With such constant back-and-forthing in his studio, Sargent himself once calculated, he covered four miles a day. Work, work every day, work, was his way. “John thinks of nothing else,” his friend Edwin Abbey wrote, “and is always trying and trying … he is absolutely sincere and earnest.”
He painted indoors, outdoors, portraits, landscapes. On a return trip to France, during a visit to Giverny, he did a scene of Monet painting by the edge of a woods. And again he chose to do children in one of his most ambitious canvases, which he called Carnation, Lily, Lily, Rose, after a popular song of the day, which he happened to be humming as he worked. Two little English girls in summer dresses, the daughters of an artist friend, Fred Barnard, are seen lighting paper lanterns in a garden at twilight. It had been inspired by a scene Sargent witnessed one evening on the Thames, and it took a considerable time to complete, since he insisted on working on it only at dusk when the light was right and then only for twenty minutes or so. Many considered it his finest picture to date.
Portrait commissions were plentiful as his reputation continued to spread. And he was traveling no less than ever, always packing books in his luggage. It was said no one traveled with more books than Sargent, who usually chose several on a particular period if, say, history was his interest at the moment, or if it were fiction, a number by the same author. He loved French literature especially—Voltaire, Balzac, Flaubert, Stendhal—and read with remarkable speed.
In September of 1887 he boarded a steamer for Boston to paint portraits there. He had his first-ever one-man show at Boston’s St. Botolph Club, and included his El Jaleo and The Daughters of Edward Darley Boit. In New York, Stanford White hosted dinners at which Augustus Saint-Gaudens and others of “the Paris old boys” raised toasts in his honor. By the start of 1889, he had six paintings ready for exhibit at the Exposition Universelle.
The number of American artists working and studying in Paris in the 1880s had never been greater, and nearly every new arrival was young.

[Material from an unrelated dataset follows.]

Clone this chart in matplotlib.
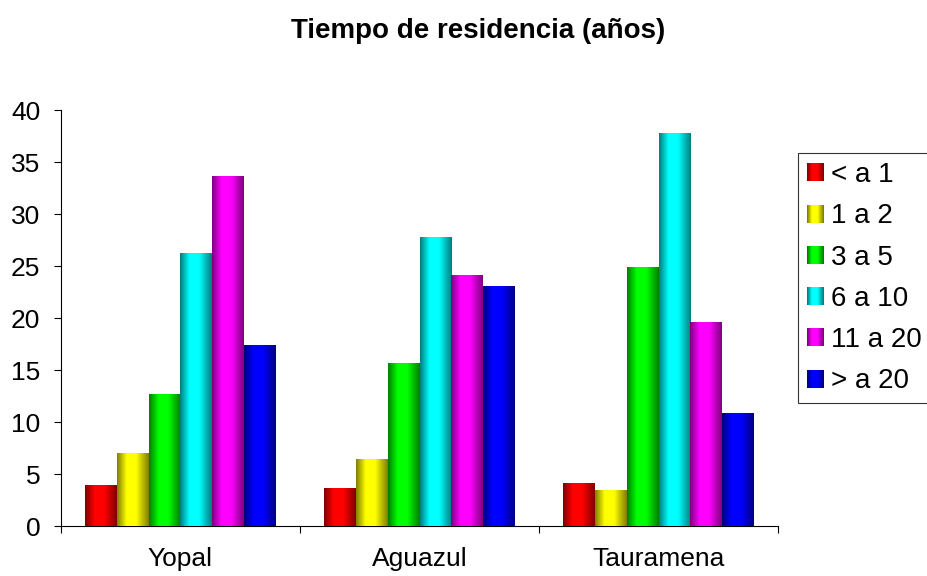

Frank Benson, Dennis Bunker, Willard
Metcalf, Edmund Tarbell, John Twachtman, Childe Hassam, and Robert Henri were all in their twenties, and all enrolled in the Académie Julian, now the most popular of the Paris ateliers, with nearly 600 students. Among the American women were Mary Fairchild, Ellen Day Hale, Anna Klumpke, Elizabeth Nourse, Cecilia Beaux, and Clara Belle Owen.
A group of aspiring young Mormon painters who called themselves “art missionaries” arrived from Utah, many to enroll at the Académie Julian. Their expenses were being provided by the Church of Jesus Christ of Latter-day Saints in return for work they would later contribute, painting murals in the Temple at Salt Lake City. As one of their leaders, an especially gifted painter named John Hafen, said, their motivation was the belief that “the highest possible development of talent is the duty we owe to our Creator.”

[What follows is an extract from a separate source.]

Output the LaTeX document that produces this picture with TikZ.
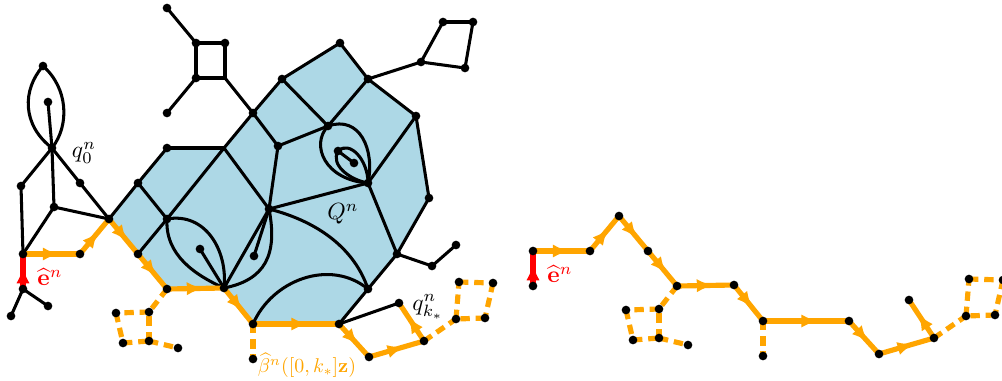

Though no exact count was made of the American art students in Paris at the time, they undoubtedly numbered more than a thousand. And nearly all, judging by what they wrote then and later, were thrilled at the chance to be in Paris and found themselves working harder than they ever had.

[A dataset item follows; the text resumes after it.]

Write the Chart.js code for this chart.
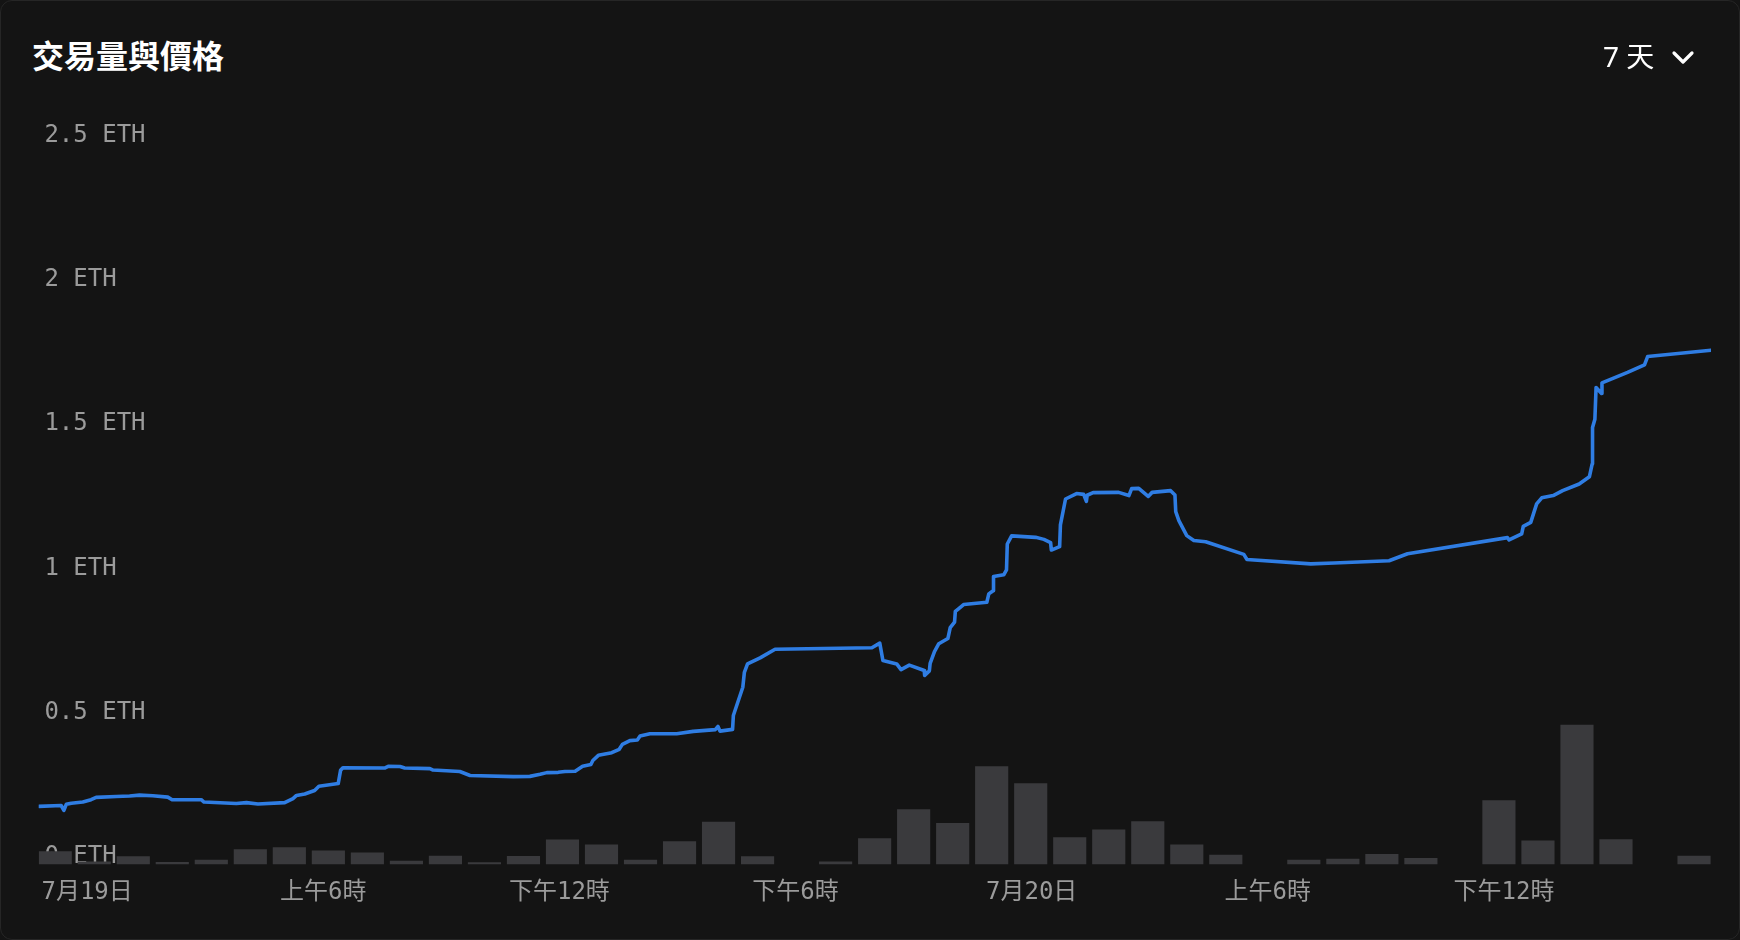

Anna Klumpke, a tiny young woman who walked with a cane as a result of a childhood injury, was one of those in the women’s classes at the atelier of Rodolphe Julian. As a child in San Francisco, she had a doll named Rosa Bonheur and even then knew of Bonheur’s acclaimed painting The Horse Fair. Bonheur was her hero. Now in the atelier she heard Julian say, “Prepare yourselves to compete favorably with my men students.” There was no reason, he said, why one should not succeed “even as Rosa Bonheur.” In 1898 Bonheur would sit for a portrait by Klumpke.